Settler colonial ideology shares a similar bleakness—America, and Israel, should never have happened. But it also pretends to have a political response. Kirsch acknowledges that “there is not a single country whose history does not provoke horror, if seen through the eyes of the victims rather than the victors,” but he rejects the millennialism of the militants. History cannot be undone. Israel’s disappearance is indeed easier to imagine than America’s, “but again, not without massive death and destruction.” There has to be another way to think about, and to deal with, the horrors of history.

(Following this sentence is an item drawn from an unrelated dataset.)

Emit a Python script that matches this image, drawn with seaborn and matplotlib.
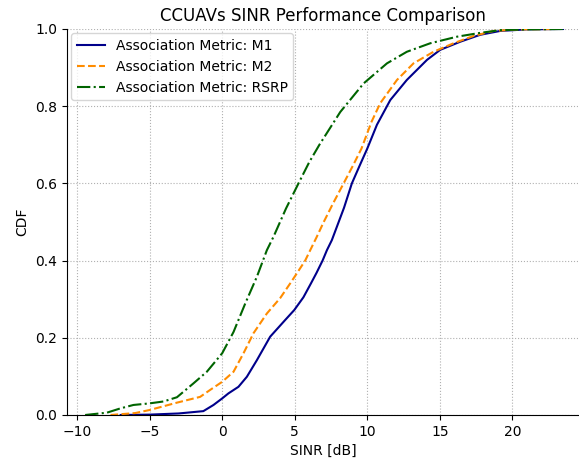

Kirsch invokes a talmudic principle developed in response to certain kinds of property dispute. Imagine a stolen garment that is sold to a merchant and then bought by a customer. Does the original owner have a claim, given that the customer acted in good faith? The law assumes that the original owner has “despaired” of the garment; he or she is entitled to compensation and damages, but the garment now belongs to the person who bought it. “Is despair justice?” Kirsch asks, “No. It is what the law offers instead of justice, knowing that perfect justice often cannot be achieved.”

Think about land in a similar way: perfect justice, Kirsch argues, would mean restoring the Land of Israel to the Jews who were driven out of it by the Romans and also to the Palestinian Arabs who have been denied sovereignty by the Jews. “But any attempt to secure the country for just one of these peoples would inflict suffering on millions whose only sin was being born in a contested land.” Despair over past losses would make it possible to hope for a better future for both peoples: “The creation of the State of Israel should not be negated, but Palestinians should have the security and dignity of their own homeland.”

I doubt that either Hamas’s Islamists or Jewish messianists would find this kind of despair acceptable. But Kirsch’s argument, at once sharp and conciliatory, points the way toward more serious scholarship about settler colonialism, toward an intelligent reflection on the pain it has caused, and toward a politics of imperfect justice and peace.